Later that day, a large crowd gathered at the Radio Budapest building, which was heavily guarded by the ÁVH. The flash point was reached as a delegation attempting to broadcast their demands was detained and the crowd grew increasingly unruly as rumors spread that the protesters had been shot. Tear gas was thrown from the upper windows and the ÁVH opened fire on the crowd, killing many. The ÁVH tried to re-supply itself by hiding arms inside an ambulance, but the crowd detected the ruse and intercepted it. Hungarian soldiers sent to relieve the ÁVH hesitated and then, tearing the red stars from their caps, sided with the crowd. Provoked by the ÁVH attack, protesters reacted violently. Police cars were set ablaze, guns were seized from military depots and distributed to the masses and symbols of the communist regime were vandalized.

During the night of 23 October, Hungarian Working People's Party Secretary Ernő Gerő requested Soviet military intervention "to suppress a demonstration that was reaching an ever greater and unprecedented scale." The Soviet leadership had formulated contingency plans for intervention in Hungary several months before. By 2 a.m. on 24 October, under orders of the Soviet defence minister, Soviet tanks entered Budapest.

Early that morning, Gyula Háy and the Hungarian Writers' Union broadcast a desperate plea for Western aid in several languages: Via playwright Juilius Hay, "To every writer in the world, to all scientists, to all writers' federations, to all science academies and associations, to the intelligentsia of the world! We ask all of you for help and support; there is but little time! You know the facts, there is no need to give you a special report! Help Hungary! Help the Hungarian writers, scientists, workers, peasants, and our intelligentsia!"
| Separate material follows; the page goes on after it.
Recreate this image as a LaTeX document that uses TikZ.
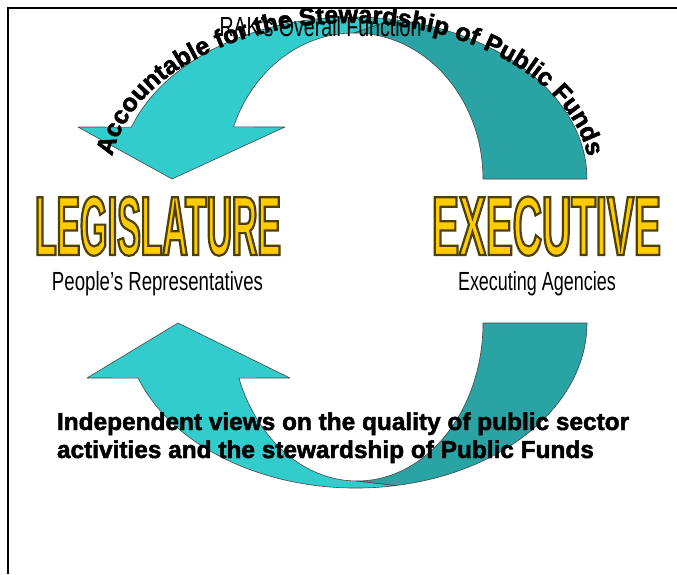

Western aid did not come and the revolt was put down. Although the Writers Union was banned at the end of the revolution, some of its editors emigrated to western Europe and kept the organization alive. The first copy of Irodalmi Újság printed outside of Hungary was published in London on March 15, 1957. In 1962, the Union set up editorial offices in Paris and the last copy of Irodalmi Újság was printed in 1989, 33 years after the Hungarian Revolution.